- _WORK REQUIRED_: In the material below, please retype the lines from the very first through the one with "import seaborn as sns", exactly and without pictures.

- _DATA SECTION_:
____

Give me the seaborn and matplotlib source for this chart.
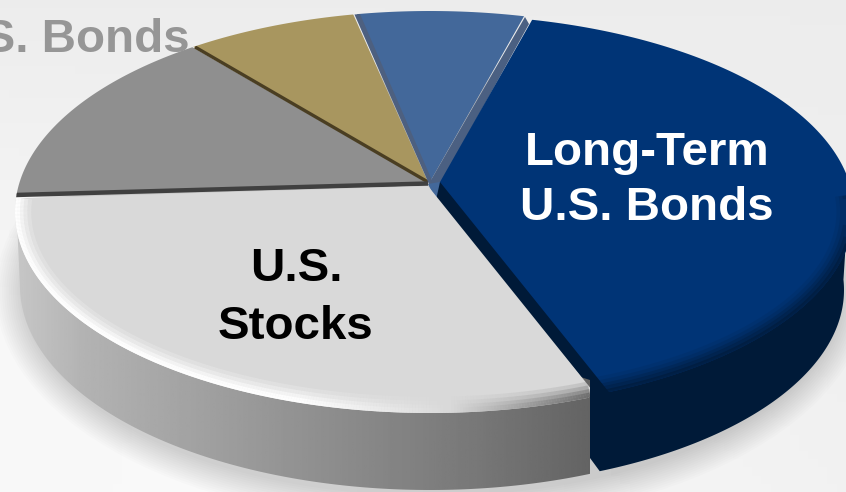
import numpy as np
import matplotlib
matplotlib.use("Agg")
import matplotlib.pyplot as plt
from matplotlib.patches import Polygon, Ellipse
from matplotlib.collections import LineCollection
import seaborn as sns

# Data: shares as seen on the drawn pie
categories = ["Long-Term U.S. Bonds", "Blue Slice", "Gold Slice", "Gray Slice", "U.S. Stocks"]
shares = [31.0, 14.9, 10.0, 8.8, 35.3]
slice_colors = ["#003476", "#43689a", "#a8965f", "#8f8f8f", "#d9d9d9"]
labels_big = {"Long-Term\nU.S. Bonds": (647, 180.5, "white", 1.32), "U.S.\nStocks": (296, 298, "black", 1.39)}
faded_label = "U.S. Bonds"

sns.set_theme(style="white")
plt.rcParams["font.family"] = ["Liberation Sans", "DejaVu Sans"]
palette = sns.color_palette(slice_colors)

W, H = 846, 492
fig = plt.figure(figsize=(W / 100, H / 100), dpi=100)
ax = fig.add_axes([0, 0, 1, 1])


def Y(p):
    return H - np.asarray(p, dtype=float)


def arc(cx, cy, a, b, t0=0, t1=360, n=400):
    t = np.radians(np.linspace(t0, t1, n))
    return cx + a * np.cos(t), cy - b * np.sin(t)  # pixel-style y


def clip_poly(x, y):
    return Polygon(np.column_stack([x, Y(y)]), closed=True, transform=ax.transData)


wedges, _ = ax.pie(shares, colors=palette, startangle=-51.2, radius=1500,
                   wedgeprops=dict(linewidth=0))
ax.set_aspect("auto")
ax.set_xlim(0, W)
ax.set_ylim(0, H)
ax.axis("off")

# background
yy, xx = np.mgrid[0:1:60j, 0:1:90j]
bg = 0.925 + 0.045 * np.clip(yy * (1 - xx) * 1.5, 0, 1) + 0.02 * np.clip(yy, 0, 1) * xx
ax.imshow(bg, extent=(0, W, 0, H), origin="upper", cmap="gray", vmin=0, vmax=1,
          aspect="auto", zorder=0)
ax.set_xlim(0, W)
ax.set_ylim(0, H)

# soft shadow under pie
for i in range(14):
    ax.add_patch(Ellipse((432, Y(292)), 2 * (408 + i * 2.2), 2 * (204 + i * 2.2),
                         facecolor="black", edgecolor="none", alpha=0.012, zorder=1))

ax.text(190, Y(52), faded_label, ha="right", va="baseline", fontsize=34.2,
        fontweight="bold", color="#969696", zorder=1.5)

# surface outlines
ex, ey = arc(430, 212, 415, 201)
dx, dy = arc(442, 212, 412, 197)

centers = {0: (440, 182), 1: (431, 180), 2: (428, 182), 3: (428, 183), 4: (428, 186)}
clips = {0: (dx, dy), 1: (ex, ey), 2: (ex, ey), 3: (ex, ey), 4: (np.minimum(ex, 590), ey)}
orders = {3: 2, 2: 3, 1: 4, 0: 6, 4: 8}
for i, w in enumerate(wedges):
    cx, cy = centers[i]
    w.set_center((cx, Y(cy)))
    w.set_zorder(orders[i])
    w.set_clip_on(True)
    w.set_clip_path(clip_poly(*clips[i]))

# separators
for (p, q, c, lw, z) in [((428, 182), (195, 47), "#4a3e22", 2.4, 3.5),
                         ((428, 183.5), (15, 195), "#404040", 3.2, 3.5)]:
    l, = ax.plot([p[0], q[0]], Y([p[1], q[1]]), color=c, lw=lw, zorder=z,
                 solid_capstyle="butt")
    l.set_clip_path(clip_poly(ex, ey))

# strips on both sides of the blue slice, and its foot below the apex
ax.add_patch(Polygon(np.column_stack([[354.5, 360, 437, 429], Y([14.5, 14, 192, 184])]),
                     facecolor="#4d6080", edgecolor="none", zorder=4.5))
ax.add_patch(Polygon(np.column_stack([[525, 431, 437, 441, 529], Y([17, 180, 200, 183, 24])]),
                     facecolor="#4b6082", edgecolor="none", zorder=4.5))
ax.add_patch(Polygon(np.column_stack([[428, 440, 440, 437], Y([184, 182, 202, 202])]),
                     facecolor="#43689a", edgecolor="none", zorder=4.6))

# dark wall of the long-term slice
bx, by = arc(442, 290, 402, 197, -66.9, 3, 200)
wx = np.concatenate([[440, 436, 590, 590], bx, [846]])
wy = np.concatenate([[182, 200, 388, 458], by, [240]])
ax.add_patch(Polygon(np.column_stack([wx, Y(wy)]), facecolor="#001a38",
                     edgecolor="none", zorder=5))

# stock wall with horizontal gradient
sx, sy = arc(430, 286, 410, 204, 181, 293, 300)
sx = np.concatenate([[16], sx, [590, 590]])
sy = np.concatenate([[198], sy, [sy[-1], 380]])
wall = clip_poly(sx, sy)
grad = np.interp(np.linspace(0, 1, 300), [0, 0.12, 0.5, 0.8, 1], [0.78, 0.70, 0.57, 0.47, 0.39])[None, :]
im = ax.imshow(grad, extent=(15, 591, Y(492), Y(190)), cmap="gray", vmin=0, vmax=1,
               aspect="auto", zorder=7)
im.set_clip_path(wall)
ax.set_xlim(0, W)
ax.set_ylim(0, H)

# rim highlight and soft shading on the stock surface
for inset, lw, strength in [(10, 9, 0.2), (7.5, 7, 0.3), (5, 5, 0.5), (2.5, 3.5, 0.85), (0.5, 2.5, 0.9)]:
    rx, ry = arc(430, 212, 415 - inset, 201 - inset, 176, 293, 300)
    rx = np.minimum(rx, 590)
    pts = np.column_stack([rx, Y(ry)])
    segs = np.stack([pts[:-1], pts[1:]], axis=1)
    mid = rx[:-1]
    gray = np.interp(mid, [0, 300, 450, 590], [1.0, 1.0, 0.85, 0.42])
    cols = np.column_stack([gray, gray, gray, np.full_like(gray, strength)])
    lc = LineCollection(segs, colors=cols, linewidths=lw, zorder=8.5, capstyle="butt")
    lc.set_clip_path(clip_poly(np.minimum(ex, 590), ey))
    ax.add_collection(lc)

# soft edge on the dark slice
for inset, lw, alpha in [(12, 8, 0.1), (9, 7, 0.15), (6, 6, 0.25), (3.5, 5, 0.35), (1.5, 3, 0.6)]:
    rx, ry = arc(442, 212, 412 - inset, 197 - inset, -68, 5, 200)
    l, = ax.plot(rx, Y(ry), color="#001a38", lw=lw, alpha=alpha, zorder=6.5,
                 solid_capstyle="butt")
    l.set_clip_path(clip_poly(dx, dy))

for txt, (x, y, c, ls) in labels_big.items():
    ax.text(x, Y(y), txt, ha="center", va="center", color=c, fontsize=34.2,
            fontweight="bold", linespacing=ls, zorder=10)

fig.savefig("out.png", dpi=100)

____

- _OUTPUT OF THE EXERCISE_:
Give me the seaborn and matplotlib source for this chart.
import numpy as np
import matplotlib
matplotlib.use("Agg")
import matplotlib.pyplot as plt
from matplotlib.patches import Polygon, Ellipse
from matplotlib.collections import LineCollection
import seaborn as sns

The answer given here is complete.